To learn more about habits also check out The Power of Habit.
Daily Compound
If you focus daily on improving and small daily steps as you move towards your goal, your effectiveness will compound over time.
The steps you take daily don’t seem that significant. But over time, they will build upon each other.
Years from now, you will look back and be amazed at what you’ve achieved.
Consistency is The Compound’s Enabler
The author says that there’s one thing that matters the most and that trumps the intensity or length of your efforts. And that is consistency. It’s consistency that builds momentum and enables the compound effect to achieve the unachievable.
Consistency builds the momentum to achieve the unachievable
Obstacles Are The Way
Darren says that obstacles can spur your growth. The risk though is that you might feel accomplished after the big achievement and fall back on your old habits.
The key indeed is to keep going once you have overcome the obstacles. Also, read The Obstacle is The Way.
CONS
Unproven, technically untrue concept: often progress “adds up”, doesn’t “compound”
The idea of linking the financial property of compound interest to self-development is catchy and sexy.
Yet, I don’t think it works exactly the same way.
Not in many areas of self-development, at least. Your self-development does move you constantly forward, but it seldom “compounds” over time.
Real-Life Applications
Measure Growth
I found the idea of measuring growth instead of final results enlightening. That’s a powerful concept that by itself might be worth twice the price of the book.
Align Your Actions to Your WHY
And here’s another key nugget of wisdom: make sure your daily actions are aligned with your goals and morals. Do what makes you fulfilled, do what moves you towards your goals.
Boring Consistency
It’s the daily grind and boring daily tasks that will propel you to great success.
Review
The Compound Effect is an interesting, easy, and potentially enlightening read.
Frankly, I don’t fully buy into the “compound” idea.
At least, not for many self-development activities -ie.: healthy and fitness, knowledge, social skills, etc., etc.-.

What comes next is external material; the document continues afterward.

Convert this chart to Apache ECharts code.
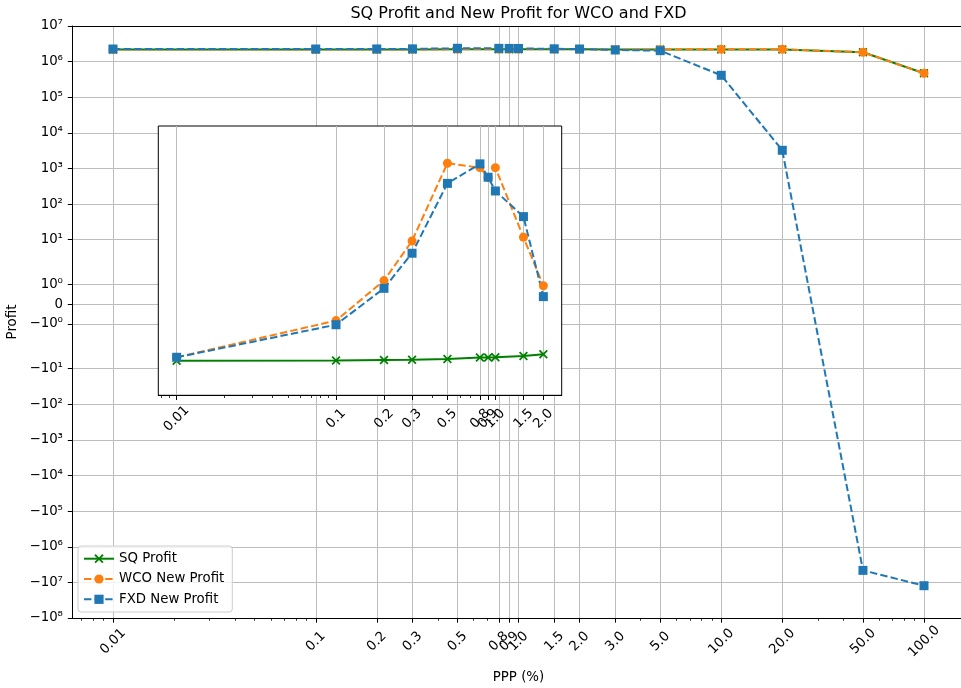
<!DOCTYPE html>
<html><head><meta charset="utf-8">
<script src="https://cdn.jsdelivr.net/npm/echarts@6/dist/echarts.min.js"></script>
<style>html,body{margin:0;padding:0;background:#fff}#c{width:961px;height:688px}</style>
</head><body><div id="c"></div>
<script>
// ---------- data ----------
const ppp = [0.01, 0.1, 0.2, 0.3, 0.5, 0.8, 0.9, 1.0, 1.5, 2.0, 3.0, 5.0, 10, 20, 50, 100];
const sqProfit  = [2.19e6, 2.19e6, 2.2e6, 2.2e6, 2.21e6, 2.21e6, 2.21e6, 2.21e6, 2.21e6, 2.21e6, 2.2e6, 2.2e6, 2.2e6, 2.2e6, 1.83e6, 4.7e5];
const wcoProfit = [2.19e6, 2.19e6, 2.2e6, 2.2e6, 2.21e6, 2.21e6, 2.21e6, 2.21e6, 2.21e6, 2.21e6, 2.2e6, 2.2e6, 2.22e6, 2.22e6, 1.83e6, 4.7e5];
const fxdProfit = [2.26e6, 2.26e6, 2.27e6, 2.28e6, 2.37e6, 2.36e6, 2.35e6, 2.34e6, 2.29e6, 2.26e6, 2.12e6, 2.03e6, 4.13e5, 3.24e3, -4.6e6, -1.24e7];

const insetPPP = [0.01, 0.1, 0.2, 0.3, 0.5, 0.8, 0.9, 1.0, 1.5, 2.0];
const insetSQ  = [-6.0, -5.9, -5.7, -5.6, -5.4, -4.9, -4.85, -4.8, -4.4, -3.95];
const insetWCO = [-4.8, -0.83, 1.19, 9.2, 1400, 1050, 560, 1050, 11.7, 0.93];
const insetFXD = [-4.8, -1.04, 0.80, 4.16, 380, 1340, 566, 233, 44.3, 0.38];

const xTickValues = [0.01, 0.1, 0.2, 0.3, 0.5, 0.8, 0.9, 1.0, 1.5, 2.0, 3.0, 5.0, 10, 20, 50, 100];
const xTickLabels = ['0.01', '0.1', '0.2', '0.3', '0.5', '0.8', '0.9', '1.0', '1.5', '2.0', '3.0', '5.0', '10.0', '20.0', '50.0', '100.0'];
const xMinorTicks = [0.007, 0.008, 0.009, 0.02, 0.03, 0.04, 0.05, 0.06, 0.07, 0.08, 0.09, 0.2, 0.3, 0.4, 0.5, 0.6, 0.7, 0.8, 0.9,
                     2, 3, 4, 5, 6, 7, 8, 9, 20, 30, 40, 50, 60, 70, 80, 90];
const insetTickValues = [0.01, 0.1, 0.2, 0.3, 0.5, 0.8, 0.9, 1.0, 1.5, 2.0];
const insetTickLabels = ['0.01', '0.1', '0.2', '0.3', '0.5', '0.8', '0.9', '1.0', '1.5', '2.0'];
const insetMinorTicks = [0.008, 0.009, 0.02, 0.03, 0.04, 0.05, 0.06, 0.07, 0.08, 0.09, 0.2, 0.3, 0.4, 0.5, 0.6, 0.7, 0.8, 0.9, 2];

const yTickValues = [1e7, 1e6, 1e5, 1e4, 1e3, 1e2, 10, 1, 0, -1, -10, -1e2, -1e3, -1e4, -1e5, -1e6, -1e7, -1e8];
const yTickLabels = ['10⁷', '10⁶', '10⁵', '10⁴', '10³', '10²', '10¹', '10⁰', '0', '−10⁰', '−10¹', '−10²', '−10³', '−10⁴', '−10⁵', '−10⁶', '−10⁷', '−10⁸'];

const mainXRange = [Math.pow(10, -2.2), Math.pow(10, 2.2)];
const mainYRange = [-1e8, 1e7];
const insetXRange = [Math.pow(10, -2.11505), Math.pow(10, 0.41608)];
const insetYRange = [-56, 15500];

// ---------- symlog transform (linthresh 2, base 10, linscale 1) ----------
const LINTHRESH = 2, LINSCALE_ADJ = 1 / (1 - 1 / 10);
function symlog(v) {
  const a = Math.abs(v);
  if (a <= LINTHRESH) return v * LINSCALE_ADJ;
  return Math.sign(v) * LINTHRESH * (LINSCALE_ADJ + Math.log10(a / LINTHRESH));
}

const FONT = 'DejaVu Sans';
const GREEN = '#008000', ORANGE = '#ff7f0e', BLUE = '#1f77b4';
const GRIDC = '#bdbdbd';
const DASH = [7.4, 3.2];
const XSYM = 'path://M0,1.4L1.4,0L5,3.6L8.6,0L10,1.4L6.4,5L10,8.6L8.6,10L5,6.4L1.4,10L0,8.6L3.6,5Z';

function xFmt(values, labels) {
  return function (v) {
    for (let i = 0; i < values.length; i++) {
      if (Math.abs(v - values[i]) <= values[i] * 1e-6) return labels[i];
    }
    return '';
  };
}
function yFmt(v) {
  for (let i = 0; i < yTickValues.length; i++) {
    if (Math.abs(v - symlog(yTickValues[i])) < 1e-6) return yTickLabels[i];
  }
  return '';
}

const yTickT = yTickValues.map(symlog);
const yGridT = yTickValues.slice(1, -1).map(symlog);

function pts(xs, ys) { return xs.map((x, i) => [x, symlog(ys[i])]); }

function mkSeries(name, xs, ys, xi, yi, z, style) {
  return Object.assign({
    type: 'line', name: name, xAxisIndex: xi, yAxisIndex: yi, z: z,
    data: pts(xs, ys), showSymbol: true, showAllSymbol: true, symbolSize: 9,
    emphasis: { disabled: true }, animation: false
  }, style);
}
const sqStyle = { symbol: XSYM, symbolSize: 9, lineStyle: { color: GREEN, width: 2, type: 'solid' }, itemStyle: { color: GREEN } };
const wcoStyle = { symbol: 'circle', lineStyle: { color: ORANGE, width: 2, type: DASH }, itemStyle: { color: ORANGE } };
const fxdStyle = { symbol: 'rect', lineStyle: { color: BLUE, width: 2, type: DASH }, itemStyle: { color: BLUE } };

const MAIN = { left: 72.45, top: 26, width: 892.1, height: 592 };
const INSET = { left: 158.3, top: 126, width: 403.4, height: 269.3 };

const option = {
  animation: false,
  textStyle: { fontFamily: FONT },
  title: {
    text: 'SQ Profit and New Profit for WCO and FXD',
    left: 513.5, top: 1, textAlign: 'center',
    textStyle: { fontFamily: FONT, fontSize: 16, fontWeight: 'normal', color: '#000' }
  },
  legend: {
    orient: 'vertical', left: 78, top: 546,
    padding: [6.2, 8, 6.2, 5], itemWidth: 30, itemHeight: 11.5, itemGap: 7.3,
    backgroundColor: 'rgba(255,255,255,0.8)', borderColor: '#cccccc', borderWidth: 1, borderRadius: 3,
    textStyle: { fontFamily: FONT, fontSize: 13.33, color: '#000' },
    data: ['SQ Profit', 'WCO New Profit', 'FXD New Profit'],
    z: 20
  },
  grid: [
    Object.assign({ show: false, outerBoundsMode: 'none', containLabel: false }, MAIN),
    Object.assign({ show: true, backgroundColor: '#ffffff', borderColor: '#000', borderWidth: 1, z: 5, outerBoundsMode: 'none', containLabel: false }, INSET)
  ],
  xAxis: [
    { // 0: main x axis with labels + grid lines
      type: 'log', logBase: 10, gridIndex: 0, min: mainXRange[0], max: mainXRange[1], position: 'bottom', z: 1,
      name: 'PPP (%)', nameLocation: 'middle', nameGap: 53,
      nameTextStyle: { fontFamily: FONT, fontSize: 13.33, color: '#000' },
      axisLine: { show: true, onZero: false, lineStyle: { color: '#000', width: 1 } },
      axisTick: { show: true, length: 4.67, lineStyle: { color: '#000', width: 1 }, customValues: xTickValues },
      axisLabel: { show: true, customValues: xTickValues, rotate: 45, align: 'center', verticalAlign: 'middle', margin: 23.5,
                   hideOverlap: false, fontFamily: FONT, fontSize: 13.33, color: '#000', formatter: xFmt(xTickValues, xTickLabels) },
      splitLine: { show: true, lineStyle: { color: GRIDC, width: 1 } },
      minorTick: { show: false }, minorSplitLine: { show: false }
    },
    { // 1: main minor ticks
      type: 'log', logBase: 10, gridIndex: 0, min: mainXRange[0], max: mainXRange[1], position: 'bottom', z: 1,
      axisLine: { show: false, onZero: false },
      axisTick: { show: true, length: 2.7, lineStyle: { color: '#000', width: 0.8 }, customValues: xMinorTicks },
      axisLabel: { show: false }, splitLine: { show: false }
    },
    { // 2: top spine
      type: 'value', gridIndex: 0, min: 0, max: 1, position: 'top', z: 1,
      axisLine: { show: true, onZero: false, lineStyle: { color: '#000', width: 1 } },
      axisTick: { show: false }, axisLabel: { show: false }, splitLine: { show: false }
    },
    { // 3: inset x axis
      type: 'log', logBase: 10, gridIndex: 1, min: insetXRange[0], max: insetXRange[1], position: 'bottom', z: 6,
      axisLine: { show: true, onZero: false, lineStyle: { color: '#000', width: 1 } },
      axisTick: { show: true, length: 4.67, lineStyle: { color: '#000', width: 1 }, customValues: insetTickValues },
      axisLabel: { show: true, customValues: insetTickValues, rotate: 45, align: 'center', verticalAlign: 'middle', margin: 23.5,
                   hideOverlap: false, fontFamily: FONT, fontSize: 13.33, color: '#000', formatter: xFmt(insetTickValues, insetTickLabels) },
      splitLine: { show: true, lineStyle: { color: GRIDC, width: 1 } }
    },
    { // 4: inset minor ticks
      type: 'log', logBase: 10, gridIndex: 1, min: insetXRange[0], max: insetXRange[1], position: 'bottom', z: 6,
      axisLine: { show: false, onZero: false },
      axisTick: { show: true, length: 2.7, lineStyle: { color: '#000', width: 0.8 }, customValues: insetMinorTicks },
      axisLabel: { show: false }, splitLine: { show: false }
    }
  ],
  yAxis: [
    { // 0: main y axis labels + ticks + spine
      type: 'value', gridIndex: 0, min: symlog(mainYRange[0]), max: symlog(mainYRange[1]), position: 'left', z: 1,
      name: 'Profit', nameLocation: 'middle', nameGap: 46, nameRotate: 90,
      nameTextStyle: { fontFamily: FONT, fontSize: 13.33, color: '#000' },
      axisLine: { show: true, onZero: false, lineStyle: { color: '#000', width: 1 } },
      axisTick: { show: true, length: 4.67, lineStyle: { color: '#000', width: 1 }, customValues: yTickT },
      axisLabel: { show: true, customValues: yTickT, margin: 9.5, hideOverlap: false,
                   fontFamily: FONT, fontSize: 13.33, color: '#000', formatter: yFmt },
      splitLine: { show: false }
    },
    { // 1: main horizontal grid lines
      type: 'value', gridIndex: 0, min: symlog(mainYRange[0]), max: symlog(mainYRange[1]), position: 'left', z: 0,
      axisLine: { show: false, onZero: false },
      axisTick: { show: false, customValues: yGridT },
      axisLabel: { show: false, customValues: yGridT },
      splitLine: { show: true, lineStyle: { color: GRIDC, width: 1 } }
    },
    { // 2: inset y axis (hidden)
      type: 'value', gridIndex: 1, min: symlog(insetYRange[0]), max: symlog(insetYRange[1]), show: false, z: 6,
      splitLine: { show: false }
    }
  ],
  series: [
    mkSeries('SQ Profit', ppp, sqProfit, 0, 0, 2, sqStyle),
    mkSeries('WCO New Profit', ppp, wcoProfit, 0, 0, 2, wcoStyle),
    mkSeries('FXD New Profit', ppp, fxdProfit, 0, 0, 2, fxdStyle),
    mkSeries('SQ Profit', insetPPP, insetSQ, 3, 2, 7, sqStyle),
    mkSeries('WCO New Profit', insetPPP, insetWCO, 3, 2, 7, wcoStyle),
    mkSeries('FXD New Profit', insetPPP, insetFXD, 3, 2, 7, fxdStyle)
  ]
};

const chart = echarts.init(document.getElementById('c'), null, { renderer: 'canvas' });
chart.setOption(option);
</script>
</body></html>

Yet, they might apply in some fields.
For example, in some types of business growth and tipping-point market penetration dynamics.
Furthermore, the principle of “staying at it” is crucial in many more areas, whether or not the progress “compounds” or simply “adds up”.
And some smaller nuggets of wisdom -like measuring growth- can make the difference between you giving up and you soldiering on to success.
To be frank, you probably don’t need the whole book after this summary.
But the full book might help to drive the key concept home.